# Frogs have been breeding like flies at the Enormous State University (ESU) campus! Every year,...

## Question:

Frogs have been breeding like flies at the Enormous State University (ESU) campus! Every year, the pledge class of the Epsilon Delta fraternity is instructed to tag all the frogs residing on the ESU campus. Two years ago {eq}(t = 0) {/eq} they managed to tag all {eq}46,000 {/eq} of them (with little Epsilon Delta Fraternity tags). This year's pledge class discovered that all the tags had all fallen off, and they wound up tagging a total of {eq}55,200 {/eq} frogs.

a) Find an exponential model for the frog population.

b) Assuming exponential population growth, and that all this year's tags have fallen off, how many tags should Epsilon Delta order for next year's pledge class?

## Exponential Growth:

Suppose that a quantity {eq}Q(t) {/eq} obeys an equation of the form {eq}Q(t)=AB^t {/eq} for some constants {eq}A>0 {/eq} and {eq}B>1 {/eq}. Then we say that the quantity {eq}Q(t) {/eq} grows exponentially.

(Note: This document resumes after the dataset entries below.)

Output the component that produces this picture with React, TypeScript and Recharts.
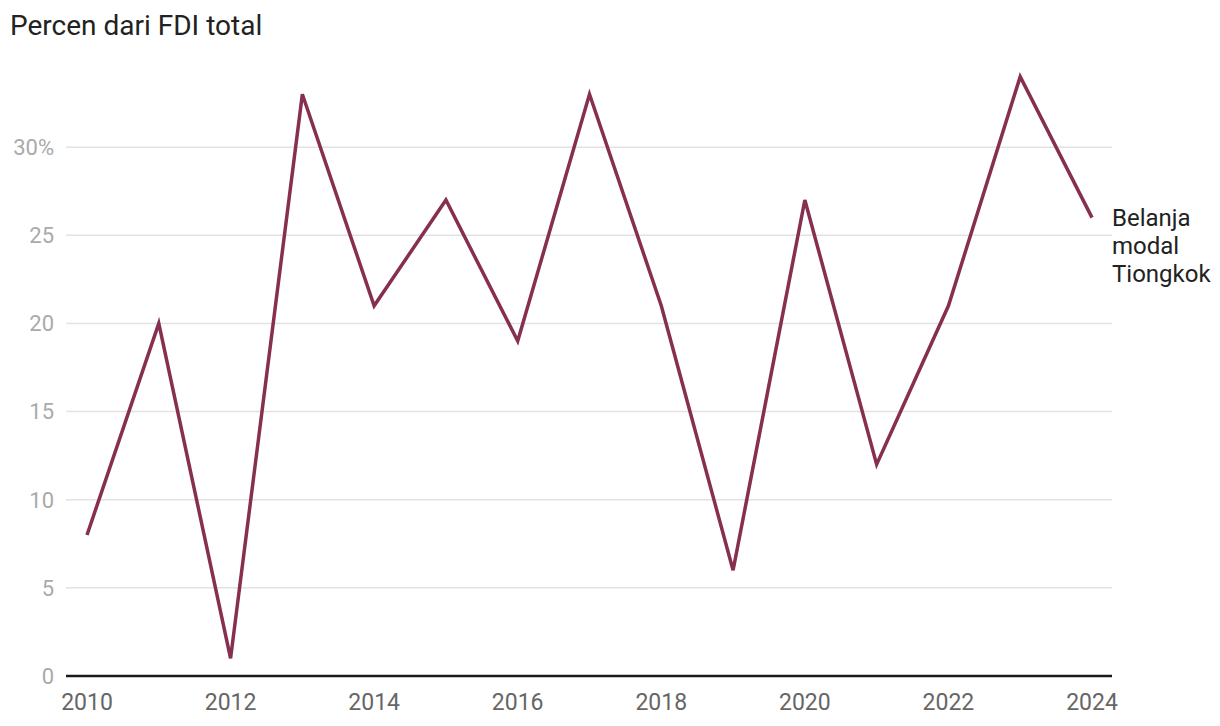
import React from "react";
import { LineChart, Line, XAxis, YAxis, CartesianGrid, LabelList } from "recharts";

const years = [2010, 2011, 2012, 2013, 2014, 2015, 2016, 2017, 2018, 2019, 2020, 2021, 2022, 2023, 2024];
const capexShare = [8, 20, 1, 33, 21, 27, 19, 33, 21, 6, 27, 12, 21, 34, 26];
const xTicks = [2010, 2012, 2014, 2016, 2018, 2020, 2022, 2024];
const yTicks = [0, 5, 10, 15, 20, 25, 30];
const seriesLabel = ["Belanja", "modal", "Tiongkok"];
const title = "Percen dari FDI total";

const data = years.map((y, i) => ({ year: y, value: capexShare[i] }));

const FONT = "Roboto, 'Noto Sans', sans-serif";
const LINE_COLOR = "#862f50";

const EndLabel = (props: any) => {
  const { x, y, index } = props;
  if (index !== data.length - 1) return null;
  return (
    <text x={x + 20} y={y + 8} fill="#222" fontSize={24} fontFamily={FONT}>
      {seriesLabel.map((s, i) => (
        <tspan key={i} x={x + 20} dy={i === 0 ? 0 : 28}>
          {s}
        </tspan>
      ))}
    </text>
  );
};

export default function App() {
  return (
    <div style={{ position: "absolute", left: 0, top: 0, width: 1220, height: 726, background: "#fff", fontFamily: FONT }}>
      <div style={{ position: "absolute", left: 10, top: 10, fontSize: 28, color: "#222", lineHeight: "32px" }}>{title}</div>
      <LineChart width={1220} height={726} data={data} margin={{ top: 59, right: 108, bottom: 20, left: 6 }}>
        <CartesianGrid vertical={false} stroke="#e2e2e2" strokeWidth={1.5} horizontalValues={yTicks} />
        <XAxis
          dataKey="year"
          type="number"
          domain={[2010, 2024]}
          ticks={xTicks}
          padding={{ left: 21, right: 20 }}
          tickLine={false}
          axisLine={{ stroke: "#1a1a1a", strokeWidth: 2.5 }}
          tick={{ fill: "#666", fontSize: 23, fontFamily: FONT }}
          tickMargin={12}
          interval={0}
        />
        <YAxis
          type="number"
          domain={[0, 35]}
          ticks={yTicks}
          width={60}
          tickLine={false}
          axisLine={false}
          tick={{ fill: "#aaa", fontSize: 22, fontFamily: FONT }}
          tickMargin={6}
          tickFormatter={(v: number) => (v === 30 ? "30%" : String(v))}
          interval={0}
        />
        <Line
          type="linear"
          dataKey="value"
          stroke={LINE_COLOR}
          strokeWidth={3.5}
          dot={false}
          isAnimationActive={false}
        >
          <LabelList dataKey="value" content={EndLabel} />
        </Line>
      </LineChart>
    </div>
  );
}
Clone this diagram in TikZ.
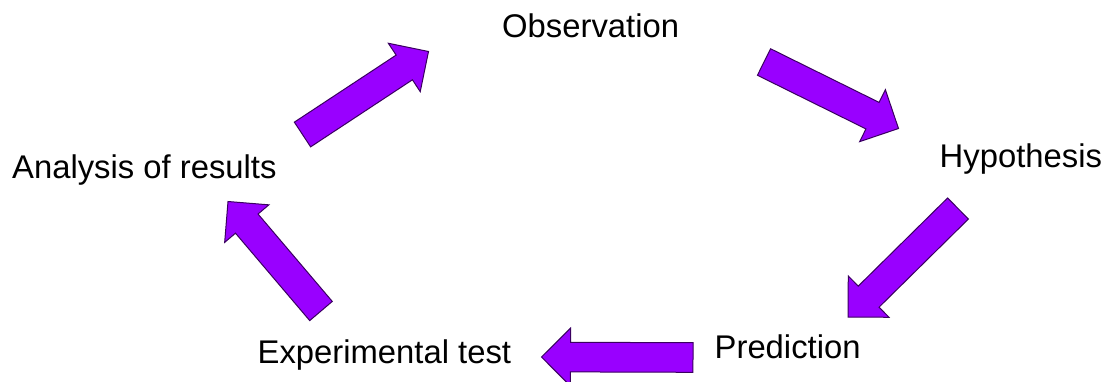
\documentclass[tikz,border=0pt]{standalone}
\usepackage{fontspec}
\setmainfont{Liberation Sans}
\usetikzlibrary{calc}
\definecolor{arrowfill}{HTML}{9900FF}
\definecolor{arrowline}{HTML}{3A0060}
\tikzset{
  lbl/.style={inner sep=0pt, anchor=base west, font=\fontsize{32.8}{40}\selectfont, text=black},
  barrow/.style={draw=arrowline, fill=arrowfill, line width=1pt, line join=miter}
}
% #1 tail, #2 tip, #3 name
\newcommand\blockarrow[3]{%
  \coordinate (#3b) at ($(#2)!29pt!(#1)$);
  \draw[barrow]
    ($(#1)!14.8pt!90:(#2)$) -- ($(#3b)!14.8pt!90:(#2)$) -- ($(#3b)!29pt!90:(#2)$)
    -- (#2)
    -- ($(#3b)!29pt!-90:(#2)$) -- ($(#3b)!14.8pt!-90:(#2)$) -- ($(#1)!14.8pt!-90:(#2)$)
    -- cycle;}
\begin{document}
\begin{tikzpicture}[x=1pt,y=-1pt]
  \useasboundingbox[fill=white] (0,0) rectangle (1109,381);
  % labels
  \node[lbl] (obs) at (502,37) {Observation};
  \node[lbl] (hyp) at (939.5,167) {Hypothesis};
  \node[lbl] (pre) at (714.5,358) {Prediction};
  \node[lbl] (exp) at (257.5,363) {Experimental test};
  \node[lbl] (ana) at (12,178) {Analysis of results};
  % arrow end points
  \coordinate (t1) at (302.5,134.5); \coordinate (h1) at (428.5,51.5);
  \coordinate (t2) at (764,62);      \coordinate (h2) at (898.5,128.5);
  \coordinate (t3) at (958,208.5);   \coordinate (h3) at (848,317);
  \coordinate (t4) at (693,357.5);   \coordinate (h4) at (541.5,357);
  \coordinate (t5) at (321,311);     \coordinate (h5) at (228,201.5);
  % block arrows
  \blockarrow{t1}{h1}{a1}
  \blockarrow{t2}{h2}{a2}
  \blockarrow{t3}{h3}{a3}
  \blockarrow{t4}{h4}{a4}
  \blockarrow{t5}{h5}{a5}
\end{tikzpicture}
\end{document}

Exponential growth generally occurs when the quantity is growing without restriction. For example, a population which has no constraints (has enough food, enough space, and so on) may grow exponentially.

a) Let {eq}P(t) {/eq} be the population of frogs after {eq}t {/eq} years, where {eq}t=0 {/eq} corresponds to the time {eq}2 {/eq} years ago. Then we're given that {eq}P(0)=46000 {/eq} and {eq}P(1)=55200 {/eq}.

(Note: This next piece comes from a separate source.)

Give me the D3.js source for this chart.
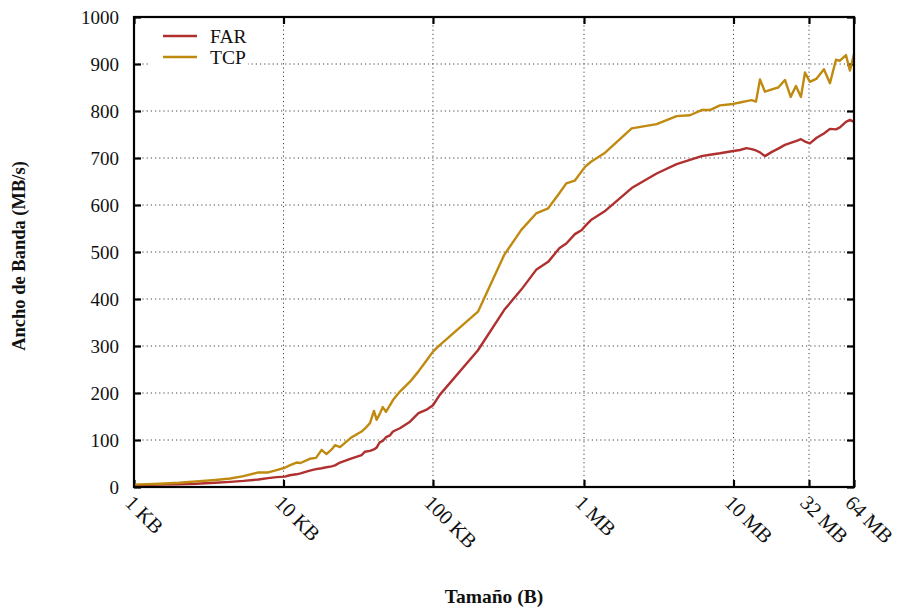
<!DOCTYPE html>
<html>
<head>
<meta charset="utf-8">
<script src="https://cdn.jsdelivr.net/npm/d3@7/dist/d3.min.js"></script>
<style>
  html, body { margin: 0; padding: 0; background: #fff; }
  svg text { font-family: "Liberation Serif", "DejaVu Serif", serif; fill: #111; }
</style>
</head>
<body>
<svg id="chart" width="902" height="610"></svg>
<script>
// Message size in KB
const sizesKB = [1, 1.5, 2, 2.6, 3.5, 4.4, 5.4, 6.8, 7.9, 9, 10.2, 11, 12.2, 13, 15, 16.5, 18, 19.4, 21, 22.1,
  23.9, 26, 28.6, 33.3, 35, 37.9, 40.3, 42, 44, 46.1, 48.5, 51.6, 54, 60.1, 70.2, 80, 90, 100, 111,
  200, 300, 390, 490, 590, 700, 780, 890, 990, 1040, 1140, 1400, 2135, 3135, 4266, 5236, 6270, 7123,
  8317, 10200, 11320, 12500, 13550, 14480, 15400, 16630, 18500, 20400, 22630, 24700, 26800, 28950,
  30800, 33240, 36860, 41250, 45250, 49640, 52750, 57900, 61550, 65536];

// Bandwidth (MB/s)
const farValues = [4, 5, 6, 7, 9, 11, 13, 16, 19, 21, 22, 25, 27, 29, 35, 38, 40, 42, 44, 46,
  52, 56, 61, 68, 75, 77, 80, 84, 95, 98, 106, 110, 118, 125, 139, 157, 164, 174, 196,
  291, 377, 420, 462, 479, 508, 518, 538, 547, 555, 568, 586, 636, 667, 687, 696, 704, 707,
  710, 715, 717, 721, 719, 716, 712, 704, 713, 720, 728, 732, 736, 740,
  735, 731, 743, 752, 762, 761, 765, 777, 781, 777];

const tcpValues = [5, 7, 9, 12, 15, 18, 23, 31, 31, 36, 41, 46, 52, 51, 60, 62, 79, 70, 80, 89,
  85, 95, 106, 118, 124, 136, 162, 143, 155, 170, 160, 174, 185, 203, 224, 246, 268, 288, 302,
  373, 494, 547, 582, 593, 625, 646, 652, 672, 681, 692, 710, 763, 772, 789, 791, 802, 802,
  812, 815, 818, 821, 823, 820, 867, 841, 846, 850, 866, 830, 853, 830,
  882, 862, 869, 889, 859, 909, 907, 919, 886, 921];

const seriesNames = ["FAR", "TCP"];
const seriesColors = ["#b03030", "#c08a10"];

const xTickValues = [1, 10, 100, 1024, 10240, 32768, 65536];
const xTickLabels = ["1 KB", "10 KB", "100 KB", "1 MB", "10 MB", "32 MB", "64 MB"];
const yTickValues = [0, 100, 200, 300, 400, 500, 600, 700, 800, 900, 1000];

const svg = d3.select("#chart");
const plotL = 134, plotR = 854, plotT = 17, plotB = 487;

const x = d3.scaleLog().domain([1, 65536]).range([plotL, plotR]);
const y = d3.scaleLinear().domain([0, 1000]).range([plotB, plotT]);

// Dotted grid
const grid = svg.append("g").attr("stroke", "#444").attr("stroke-width", 1)
  .attr("stroke-dasharray", "1.2,3");
grid.selectAll("line.gy").data(yTickValues.slice(1, -1)).join("line")
  .attr("x1", plotL).attr("x2", plotR)
  .attr("y1", d => y(d)).attr("y2", d => y(d));
grid.selectAll("line.gx").data(xTickValues.slice(1, -1)).join("line")
  .attr("x1", d => x(d)).attr("x2", d => x(d))
  .attr("y1", plotT).attr("y2", plotB);

// Axes with inward ticks, mirrored on all four sides
const axL = d3.axisLeft(y).tickValues(yTickValues).tickFormat(d3.format("d"))
  .tickSizeInner(-7).tickSizeOuter(0).tickPadding(15);
const axR = d3.axisRight(y).tickValues(yTickValues).tickSizeInner(-7).tickSizeOuter(0).tickFormat("");
const axB = d3.axisBottom(x).tickValues(xTickValues).tickSizeInner(-7).tickSizeOuter(0).tickFormat("");
const axT = d3.axisTop(x).tickValues(xTickValues).tickSizeInner(-7).tickSizeOuter(0).tickFormat("");

function styleAxis(g) {
  g.selectAll("path").remove();
  g.selectAll("line").attr("stroke", "#000").attr("stroke-width", 2.2);
  g.selectAll("text").attr("font-size", 19).attr("font-family", "Liberation Serif, serif").attr("fill", "#111");
}
svg.append("g").attr("transform", `translate(${plotL},0)`).call(axL).call(styleAxis);
svg.append("g").attr("transform", `translate(${plotR},0)`).call(axR).call(styleAxis);
svg.append("g").attr("transform", `translate(0,${plotB})`).call(axB).call(styleAxis);
svg.append("g").attr("transform", `translate(0,${plotT})`).call(axT).call(styleAxis);

// Rotated x tick labels
svg.append("g").selectAll("text").data(xTickValues).join("text")
  .attr("transform", d => `translate(${x(d) - 5},${plotB + 12}) rotate(45)`)
  .attr("text-anchor", "start")
  .attr("dy", "0.35em")
  .attr("font-size", 20.5)
  .text((d, i) => xTickLabels[i]);

// Lines
const line = vals => d3.line()
  .x((d, i) => x(sizesKB[i]))
  .y(d => y(d))(vals);

[farValues, tcpValues].forEach((vals, i) => {
  svg.append("path").attr("d", line(vals))
    .attr("fill", "none").attr("stroke", seriesColors[i])
    .attr("stroke-width", 2.4).attr("stroke-linejoin", "round");
});

// Frame
svg.append("rect").attr("x", plotL).attr("y", plotT)
  .attr("width", plotR - plotL).attr("height", plotB - plotT)
  .attr("fill", "none").attr("stroke", "#000").attr("stroke-width", 2.2);

// Legend
const legend = svg.append("g");
legend.append("rect").attr("x", 150).attr("y", 22).attr("width", 98).attr("height", 48).attr("fill", "#fff");
seriesNames.forEach((name, i) => {
  const ly = 36 + i * 21;
  legend.append("line").attr("x1", 163).attr("x2", 197).attr("y1", ly).attr("y2", ly)
    .attr("stroke", seriesColors[i]).attr("stroke-width", 2.4);
  legend.append("text").attr("x", 210).attr("y", ly).attr("dy", "0.35em")
    .attr("font-size", 19.5).text(name);
});

// Axis titles
svg.append("text")
  .attr("transform", `translate(25,256) rotate(-90)`)
  .attr("text-anchor", "middle").attr("font-weight", "bold").attr("font-size", 18.5)
  .text("Ancho de Banda (MB/s)");
svg.append("text")
  .attr("x", 494).attr("y", 603)
  .attr("text-anchor", "middle").attr("font-weight", "bold").attr("font-size", 19.5)
  .text("Tamaño (B)");
</script>
</body>
</html>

If the population is growing exponentially, then {eq}P(t)=AB^t {/eq} for some constants {eq}A {/eq} and {eq}B {/eq}. Substituting the above values into this formula gives:

{eq}\begin{align*} 46000&=P(0)\\ &=AB^0\\ &=A \end{align*} {/eq}

and

{eq}\begin{align*} 55200&=P(1)\\ &=AB^1\\ &=AB\\ &=46000B&&\text{(since }A=46000\text{ as above)}\\ \frac{55200}{46000}&=B\\ \frac{6}{5}&=B \, . \end{align*} {/eq}

So an exponential model for the population growth is {eq}\boxed{P(t)=46000\left(\frac{6}{5}\right)^t}\, {/eq}.

b) If all the tags have fallen off, the pledges need to tag the entire population of frogs, and the current year is year {eq}t=2 {/eq}. Using the above exponential model, this means that the number of frogs they will need to tag is:

{eq}\begin{align*} P(2)&=46000\left(\frac{6}{5}\right)^2\\ &=66240 \, . \end{align*} {/eq}

So the fraternity should order {eq}\boxed{66240} {/eq} tags (or maybe a few more, just to be on the safe side).